И еще более странным было то, что дети несли длинные шесты. На их верхушках были укреплены громадные могендовиды — звезды Давида, символизирующие мудрость народа Израиля.

«Зачем это? — подумалось Бунину. — Для того, чтобы понимали, чьи деньги получаем?»

Настала очередь Бунина увенчаться нобелевскими лаврами. Лавров как таковых, впрочем, не было. Были золотая медаль и светло-коричневая папка с чеком и дипломом, который гласил, что Бунин награждается «за продолжение русских классических традиций в поэзии и прозе».

Стрекотали кинокамеры, вспыхивал магний.

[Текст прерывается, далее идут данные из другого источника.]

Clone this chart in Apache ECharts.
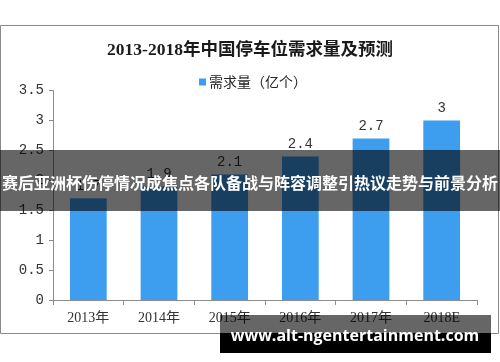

Бунин был величественно-медлителен.

Вручение закончилось. Папку и медаль у Бунина подхватил Цвибак.

Медаль Яша тут же уронил, и она мучительно долго катилась по полу. Бросив папку на кресло, Цвибак ползал на коленях между лакированных штиблет и туфель, пока вновь не завладел золотым диском.

Торжество вскоре закончилось, и Бунин поинтересовался:

— Где папка? Что вы сделали с чеком, дорогой?

Лицо Цвибака недоуменно вытянулось:

— С каким чеком?

— Да с этой самой премией! Чек лежал в папке.

Цвибак, расталкивая гостей, понесся к креслу, на котором забыл папку. К счастью, бунинский миллион лежал на месте.

— И послал же мне Бог помощничка! — облегченно вздохнул Бунин, которого едва не хватил удар.

* * *

На банкете Бунин сидел рядом с немолодой, но милой принцессой Ингрид. Долго пили, ели, но Бунин почти ни к чему не притрагивался. Наконец, после того как на громадном серебряном подносе в глыбах льда лакеи пронесли какое-то необыкновенное десертное блюдо, Бунина пригласили на эстраду.

Он, как всегда в таких случаях, легко и изящно взлетел на подмостки и остановился перед микрофоном. Говорил Бунин уверенно, твердо, с французскими ударениями, с подчеркнутым чувством собственного достоинства:

— Ваше высочество, милостивые государыни и государи!